Rached Ghannouchi répète qu’il est pour la démocratie, le multipartisme, les élections libres. Et que son mouvement comme lui-même sont contre la violence.

Des témoins crédibles et neutres qui le connaissent nous ont affirmé qu’il est  contre la violence et qu’il a évité à la Tunisie un scénario à l’algérienne, à la fin des années 80 et au début des années 90. Cependant, la responsabilité d’Ennahdha dans les attentats commis au Sahel en 1987 puis à Bab Souika en 1991, est aujourd’hui établie. Des témoins ont parlé. Ils mettent en cause des dirigeants connus du parti. Rien n’indique que Rached Ghannouchi ait été au courant de ces attentats, mais il y a quelques mois, il avait accusé les services spéciaux de Ben Ali de les avoir fomentés. Samedi soir, sur Hannibal tv, il a été bien obligé de reconnaitre, tout en la minimisant, la responsabilité de cadres de son parti. Au minimum, le chef d’Ennahdha s’est contredit. Au minimum.

Sur un autre point, il a également été mis en difficulté. Il a nié avoir jamais critiqué la jeunesse tunisienne ; la vidéo a pourtant fait le tour du web, où il évoque une jeunesse qui sort des universités tunisiennes, mal formée, non politisée, et capable de vendre son pays.

Sur le financement du parti, dans une précédente interview au quotidien Assabah, il affirmait que le parti comptait sur ses 30.000 adhérents dont chacun reversait 5% de son salaire. Cette fois-ci, il a évoqué des centaines de milliers de donateurs qui en font autant et a déclaré que la cour des comptes pouvait à tout moment auditer les finances du parti.

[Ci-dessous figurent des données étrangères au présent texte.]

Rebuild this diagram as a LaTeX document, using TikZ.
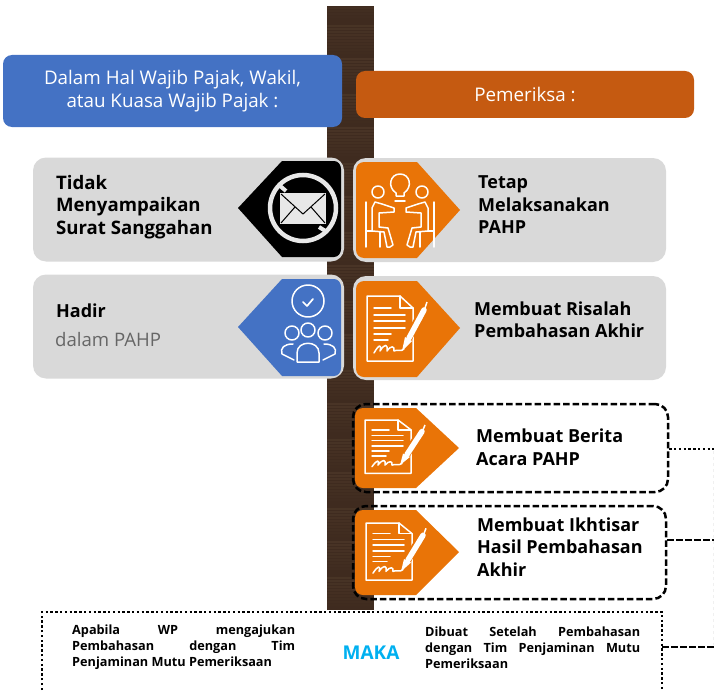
\documentclass[tikz,border=0pt]{standalone}
\usepackage{fontspec}
\setmainfont{Open Sans}
\usetikzlibrary{positioning}
\definecolor{woodbase}{HTML}{3F2B1F}
\definecolor{woodlight}{HTML}{5A4432}
\definecolor{headblue}{HTML}{4472C4}
\definecolor{headorange}{HTML}{C55A11}
\definecolor{tagorange}{HTML}{E97407}
\definecolor{rowgrey}{HTML}{D9D9D9}
\definecolor{makablue}{HTML}{00B0F0}
\newcommand{\jline}[2]{\makebox[#1pt][s]{#2}}
\newcommand{\tagright}[4]{\fill[tagorange] (#1+7,#2) -- (#1+60,#2) -- (#1+103,#4) -- (#1+60,#3) -- (#1+7,#3) to[out=180,in=270] (#1-1,#3-8) -- (#1-1,#2+8) to[out=90,in=180] cycle;}
\newcommand{\tagleft}[4]{\path[fill=#4] (341-7,#1) -- (282,#1) -- (238,#3) -- (282,#2) -- (341-7,#2) to[out=0,in=270] (341,#2-8) -- (341,#1+8) to[out=90,in=0] cycle;}
\tikzset{
  headbox/.style={rounded corners=9pt, inner sep=0pt, text=white, align=center, font=\fontsize{18.8}{22.5}\selectfont},
  greybox/.style={fill=rowgrey, rounded corners=13pt, minimum height=104pt, inner sep=0pt},
  dashbox/.style={draw=black, line width=2.5pt, dash pattern=on 6.5pt off 3pt, rounded corners=13pt, inner sep=0pt},
  rowtext/.style={anchor=west, align=left, inner sep=0pt, font=\fontsize{18}{22.5}\selectfont\bfseries},
  smalltext/.style={anchor=north west, align=left, inner sep=0pt, font=\fontsize{12.7}{16}\selectfont\bfseries},
  dotline/.style={line width=2.6pt, dash pattern=on 2.4pt off 2.4pt},
  dashline/.style={line width=2.5pt, dash pattern=on 6.5pt off 2.5pt},
  icon/.style={draw=white, line width=1.5pt, line join=round, line cap=round},
  pics/docicon/.style={code={
    \draw[icon] (0,0) -- (33,0) -- (46,12) -- (46,65) -- (0,65) -- cycle;
    \draw[icon] (33,0) -- (33,12) -- (46,12);
    \foreach \ly/\lx in {12/24,19/38,25/38,32/38,38/24,44/21}
      \draw[icon] (7,\ly) -- (\lx,\ly);
    \draw[tagorange, line width=8pt] (58,11) -- (38,48);
    \draw[white, line width=5.5pt, line cap=round] (57,14) -- (42,42);
    \fill[white] (38,41) -- (45,45) -- (35,55) -- cycle;
    \draw[white, line width=1.5pt] (60,6) -- (54,24);
    \draw[icon] (7,57) .. controls (12,48) and (15,48) .. (13,55) .. controls (18,47) and (21,48) .. (20,55) .. controls (24,49) and (28,50) .. (27,55) .. controls (30,53) and (34,56) .. (37,53);
  }},
  pics/meetperson/.style={code={
    \draw[icon] (-28,21) -- (-28,-2) -- (-25,-8) -- (-18,-6) -- (-6,-2) -- (-6,2) -- (-21,3) -- (-21,17) -- (-12,18) -- (-7,35) -- (-10,37) -- (-13,37) -- (-16,22) -- (-28,21);
    \draw[icon] (-34,-8) -- (-34,37);
    \draw[icon] (-34,21) -- (-28,21);
    \draw[icon] (-20,22) -- (-20,37);
    \draw[icon] (-22,-18) circle (6);
  }},
  pics/teamicon/.style={code={
    \draw[icon] (0,-29) circle (16);
    \draw[icon, line width=1.7pt] (-5,-28) -- (-1,-24) -- (5,-31);
    \draw[icon] (0,0) circle (7) (-16,3) circle (7) (17,3) circle (7);
    \draw[icon] (-11,32) -- (-11,23) .. controls (-11,10) and (11,10) .. (11,23) -- (11,32) -- cycle;
    \draw[icon] (-14,30) -- (-26,24) .. controls (-28,18) and (-24,14) .. (-15,14);
    \draw[icon] (15,30) -- (27,24) .. controls (29,18) and (25,14) .. (16,14);
  }},
  pics/nomail/.style={code={
    \draw[rowgrey!60!white, line width=4.5pt] (0,0) circle (33);
    \fill[rowgrey!60!white] (-23,-15) rectangle (23,16);
    \draw[black, line width=1pt] (-22,-14) -- (0,6) -- (22,-14);
    \draw[black, line width=1pt] (-22,15) -- (-8,-1);
    \draw[black, line width=1pt] (22,15) -- (8,-1);
    \draw[rowgrey!60!white, line width=4pt] (-24,-23) -- (-17,-17);
    \draw[rowgrey!60!white, line width=4pt] (16,19) -- (24,24);
  }}
}
\begin{document}
\begin{tikzpicture}[x=1pt, y=-1pt]
  \useasboundingbox (0,0) rectangle (714,690);
  % wood post
  \fill[woodbase] (327,6) rectangle (374,610);
  \foreach \sy in {8,11,...,608} {
    \pgfmathsetmacro{\sop}{mod(\sy*7,23)/23*0.4}
    \draw[woodlight, opacity=\sop, line width=2pt] (327,\sy) -- (374,\sy);
  }

  \node[headbox, fill=headblue, minimum width=339pt, minimum height=72pt] (wp) at (172.5,91) {Dalam Hal Wajib Pajak, Wakil,\\atau Kuasa Wajib Pajak :};
  \node[headbox, fill=headorange, minimum width=338pt, minimum height=47pt] (pemeriksa) at (525,94.5) {Pemeriksa :};

  % grey rows
  \node[greybox, minimum width=311pt] (rowa) at (188.5,209.5) {};
  \node[greybox, minimum width=311pt] (rowb) at (188.5,326.5) {};
  \node[greybox, minimum width=313pt] (rowc) at (509.5,210) {};
  \node[greybox, minimum width=313pt] (rowd) at (509.5,328) {};
  \node[dashbox, minimum width=315pt, minimum height=88pt] (beritabox) at (510.5,448) {};
  \node[dashbox, minimum width=313pt, minimum height=93pt] (ikhtisarbox) at (509.5,552.5) {};

  \tagleft{161}{257}{208}{black}
  \tagleft{279}{376}{327}{headblue}
  \tagright{357}{162}{258}{210}
  \tagright{357}{281}{377}{328}
  \tagright{356}{408}{488}{448}
  \tagright{356}{510}{595}{552}

  % icons
  \pic at (303,208) {nomail};
  \pic at (308,330) {teamicon};
  \pic at (367,296) {docicon};
  \pic[yscale=.82] at (365,420) {docicon};
  \pic[yscale=.88] at (366,523) {docicon};
  \draw[icon] (400,185) ++(-4,11) -- (396,193) .. controls (387,187) and (390,174) .. (400,174) .. controls (410,174) and (413,187) .. (404,193) -- (404,196) -- cycle;
  \draw[icon] (395,201) -- (405,201);
  \pic at (400,210) {meetperson};
  \pic[xscale=-1] at (400,210) {meetperson};

  % labels
  \node[rowtext, font=\fontsize{18.6}{22.5}\selectfont\bfseries] (tidak) at (56,207) {Tidak\\Menyampaikan\\Surat Sanggahan};
  \node[rowtext] (hadir) at (56,311) {Hadir};
  \node[rowtext, font=\fontsize{18.6}{22.5}\selectfont, text=black!60] (dalam) at (55,340) {dalam PAHP};
  \node[rowtext] (tetap) at (478,205) {Tetap\\Melaksanakan\\PAHP};
  \node[rowtext] (risalah) at (474,319.5) {Membuat Risalah\\Pembahasan Akhir};
  \node[rowtext] (berita) at (476,447) {Membuat Berita\\Acara PAHP};
  \node[rowtext] (ikhtisar) at (477,547) {Membuat Ikhtisar\\Hasil Pembahasan\\Akhir};

  % bottom box
  \draw[dotline] (42,690) -- (42,612) -- (662,612) -- (662,690);
  \coordinate (maka east) at (662,647);
  \node[smalltext] (apabila) at (72,625) {\jline{223}{Apabila WP mengajukan}\\\jline{223}{Pembahasan dengan Tim}\\Penjaminan Mutu Pemeriksaan};
  \node[smalltext] (dibuat) at (425,627) {\jline{215}{Dibuat Setelah Pembahasan}\\\jline{215}{dengan Tim Penjaminan Mutu}\\Pemeriksaan};
  \node[inner sep=0pt, text=makablue, font=\fontsize{19}{22}\selectfont\bfseries] (maka) at (371,653) {MAKA};

  % connectors leaving the page
  \coordinate (edgea) at (714,449);
  \coordinate (edgeb) at (714,540);
  \coordinate (edgec) at (714,647);
  \draw[dotline] (beritabox.east |- edgea) -- (edgea);
  \draw[dashline] (ikhtisarbox.east |- edgeb) -- (edgeb);
  \draw[dashline] (maka east) -- (edgec);
  \draw[black!6, dashed, line width=.4pt] (713,451) -- (713,645);
\end{tikzpicture}
\end{document}
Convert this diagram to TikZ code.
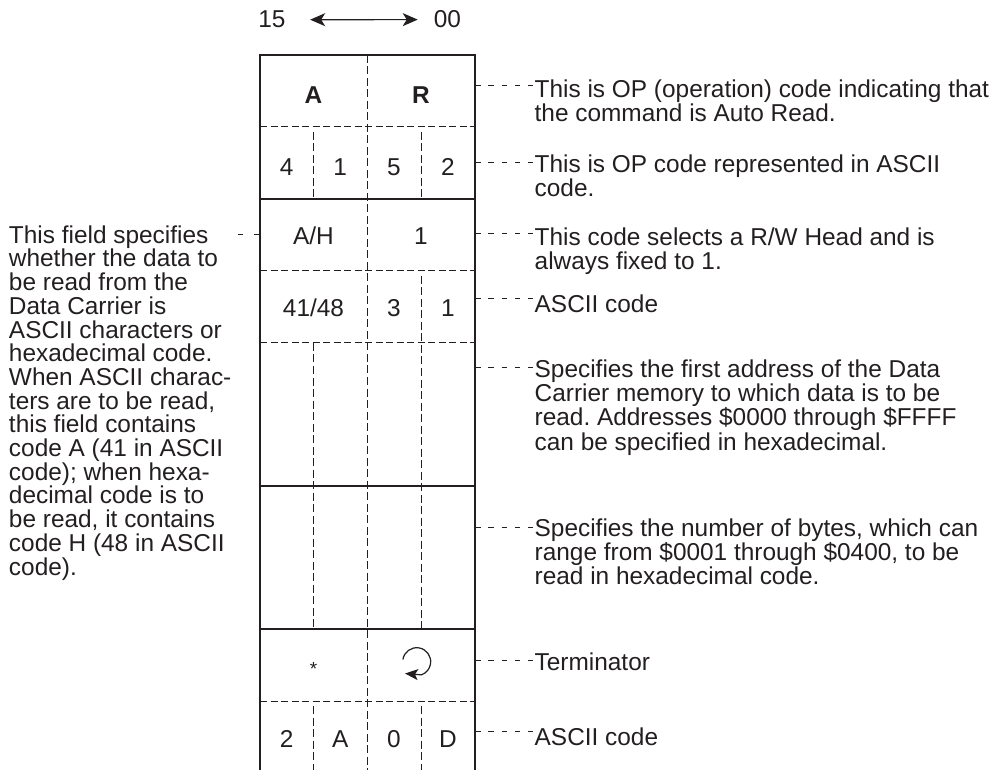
\documentclass[tikz,border=0pt]{standalone}
\usepackage{fontspec}
\setmainfont{Liberation Sans}
\usetikzlibrary{arrows.meta}
\definecolor{ink}{RGB}{35,31,32}
\newcommand{\tstrut}{\rule{0pt}{20pt}}
\frenchspacing
\begin{document}
\begin{tikzpicture}[x=1pt,y=1pt,
  txt/.style={font=\fontsize{24.4}{24.3}\selectfont\frenchspacing, inner sep=0pt, anchor=north west, align=left, text=ink},
  txtL/.style={txt, font=\fontsize{24.4}{23.7}\selectfont\frenchspacing},
  cell/.style={font=\fontsize{24.4}{24}\selectfont, inner sep=0pt, anchor=base, text=ink},
  bcell/.style={cell, font=\fontsize{24.4}{24}\selectfont\bfseries},
  outer/.style={line width=2.4pt, draw=ink},
  inner/.style={line width=1.5pt, draw=ink},
  hd/.style={line width=1pt, draw=ink, dash pattern=on 7pt off 3.5pt},
  vd/.style={line width=1pt, draw=ink, dash pattern=on 8pt off 3.5pt},
  leader/.style={line width=1pt, draw=ink, dash pattern=on 5.5pt off 7.8pt},
  leaderL/.style={line width=1pt, draw=ink, dash pattern=on 5pt off 11pt},
  arr/.style={line width=1.2pt, draw=ink, {Stealth[length=15pt,width=13pt,inset=4pt]}-{Stealth[length=15pt,width=13pt,inset=4pt]}},
]
\useasboundingbox (0,0) rectangle (997,-770);

% top bit-order arrow
\node[cell] (n15) at (272,-28) {15};
\node[cell] (n00) at (447.5,-28) {00};
\draw[arr, shorten <=24.4pt, shorten >=16pt] (n15) -- (n00);

% horizontal separators
\draw[hd] (260,-127) -- (475,-127);
\draw[inner] (260,-199) -- (475,-199);
\draw[hd] (260,-271) -- (475,-271);
\draw[hd] (260,-343) -- (475,-343);
\draw[inner] (260,-486) -- (475,-486);
\draw[inner] (260,-629) -- (475,-629);
\draw[hd] (260,-701) -- (475,-701);

% vertical dashed dividers
\draw[vd] (367,-55) -- (367,-770);
\draw[vd] (313.5,-132) -- (313.5,-199);
\draw[vd] (313.5,-343) -- (313.5,-629);
\draw[vd] (313.5,-706) -- (313.5,-770);
\draw[vd] (421,-132) -- (421,-199);
\draw[vd] (421,-276) -- (421,-629);
\draw[vd] (421,-706) -- (421,-770);

% outer frame (open at the bottom)
\draw[outer, line join=miter] (260,-770) -- (260,-55) -- (475,-55) -- (475,-770);

% cell contents
\node[bcell] (cA) at (313.5,-104) {A};
\node[bcell] (cR) at (421,-104) {R};
\node[cell] (c21) at (286.75,-176) {4};
\node[cell] (c22) at (340.25,-176) {1};
\node[cell] (c23) at (394,-176) {5};
\node[cell] (c24) at (448,-176) {2};
\node[cell] (c31) at (313.5,-245) {A/H};
\node[cell] (c32) at (421,-245) {1};
\node[cell] (c41) at (313.5,-317) {41/48};
\node[cell] (c42) at (394,-317) {3};
\node[cell] (c43) at (448,-317) {1};
\node[cell, font=\fontsize{19}{19}\selectfont] (c71) at (313.5,-675) {*};
\draw[line width=1.2pt, draw=ink, -{Stealth[length=13pt,width=11pt,inset=3pt]}]
  (416.7,-661.7) ++(171:14) arc[start angle=171, end angle=-70, radius=14] -- (405,-673.5);
\node[cell] (c81) at (286.75,-747) {2};
\node[cell] (c82) at (340.25,-747) {A};
\node[cell] (c83) at (394,-747) {0};
\node[cell] (c84) at (448,-747) {D};

% right-hand descriptions
\node[txt] (t1) at (534.5,-77) {\tstrut This is OP (operation) code indicating that\\the command is Auto Read.};
\node[txt] (t2) at (534.5,-152) {\tstrut This is OP code represented in ASCII\\code.};
\node[txt] (t3) at (534.5,-225) {\tstrut This code selects a R/W Head and is\\always fixed to 1.};
\node[txt] (t4) at (534.5,-292) {\tstrut ASCII code};
\node[txt] (t5) at (534.5,-357) {\tstrut Specifies the first address of the Data\\Carrier memory to which data is to be\\read. Addresses \$0000 through \$FFFF\\can be specified in hexadecimal.};
\node[txt] (t6) at (534.5,-516) {\tstrut Specifies the number of bytes, which can\\range from \$0001 through \$0400, to be\\read in hexadecimal code.};
\node[txt] (t7) at (534.5,-650) {\tstrut Terminator};
\node[txt] (t8) at (534.5,-725) {\tstrut ASCII code};

\coordinate (r1) at (475,-86);
\coordinate (r2) at (475,-163);
\coordinate (r3) at (475,-234);
\coordinate (r4) at (475,-298.7);
\coordinate (r5) at (475,-367.7);
\coordinate (r6) at (475,-527);
\coordinate (r7) at (475,-660);
\coordinate (r8) at (475,-731.7);
\draw[leader, shorten >=1.5pt] (r1) -- (r1 -| t1.west);
\draw[leader, shorten >=1.5pt] (r2) -- (r2 -| t2.west);
\draw[leader, shorten >=1.5pt] (r3) -- (r3 -| t3.west);
\draw[leader, shorten >=1.5pt] (r4) -- (r4 -| t4.west);
\draw[leader, shorten >=1.5pt] (r5) -- (r5 -| t5.west);
\draw[leader, shorten >=1.5pt] (r6) -- (r6 -| t6.west);
\draw[leader, shorten >=1.5pt] (r7) -- (r7 -| t7.west);
\draw[leader, shorten >=1.5pt] (r8) -- (r8 -| t8.west);

% left-hand description
\node[txtL] (tl) at (8.8,-223) {\tstrut This field specifies\\whether the data to\\be read from the\\Data Carrier is\\ASCII characters or\\hexadecimal code.\\When ASCII charac-\\ters are to be read,\\this field contains\\code A (41 in ASCII\\code); when hexa-\\decimal code is to\\be read, it contains\\code H (48 in ASCII\\code).};
\coordinate (l1) at (258.8,-235);
\coordinate (l1e) at (236,-235);
\draw[leaderL] (l1) -- (l1e);
\end{tikzpicture}
\end{document}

A propos de finances, Rached Ghannouchi est salarié de son parti depuis 1979 (salaire fixé par majliss echoura). Il estime que s’il s’était présenté aux élections, il aurait eu plus de chances que n’importe quel Tunisien.

Enfin, il a montré une haine intacte à l’égard de Bourguiba, accusé d’avoir « tué des générations de Tunisiens » et « d’avoir été un ennemi de la liberté ».

Rached Ghannouchi assure qu’il quittera la direction d’Ennahdha en janvier prochain à l’occasion du prochain congrès. Nombreux sont ceux qui pensent qu’il gardera un rôle de guide, non exécutif mais influant les grandes orientations.

Tel qu’il apparaît dans ses dernières interviews, Rached Ghannouchi semble un homme pacifique, sincère et ouvert. A supposer que cela soit vrai, cela ne signifie nullement qu’Ennahdha est capable de gouverner la Tunisie ou de jouer un rôle décisif dans la rédaction de la Constitution. De plus, l’absence de programme et de vision pour la Tunisie, la pauvreté du discours, sont des indices inquiétants.

La succession de Rached Ghannouchi pourrait d’ailleurs revenir, en janvier prochain, à Hamadi Jebali, un homme incriminé par des témoins dans les attentats de 1987.

Les électeurs tunisiens vont-ils remettre les clés du pays et de l’avenir de leurs enfants à cette mouvance ou bien y aura-t-il un sursaut de dernière minute ?

Boujemâa Sebti


[i] La polygamie n’est pas une obligation religieuse. Elle est de l’ordre du licite, et quand le licite est n’est pas utilisé à bon escient, l’autorité peut l’interdire. Rached Ghannouchi, qui est monogame, rappelle qu’Ennahdha est favorable au CSP et ne compte pas le réviser. Mais le vrai problème qui préoccupe les femmes, dit-il, c’est le mariage. 40% à 50£% d’entre elles ont peur de ne pas trouver de mari et « beaucoup d’entre elles ont déjà raté le train du mariage ».

 

[ii] Sauf indication contraire, toutes les citations proviennent des déclarations de Rached Ghannouchi sur Hannibal tv, samedi soir.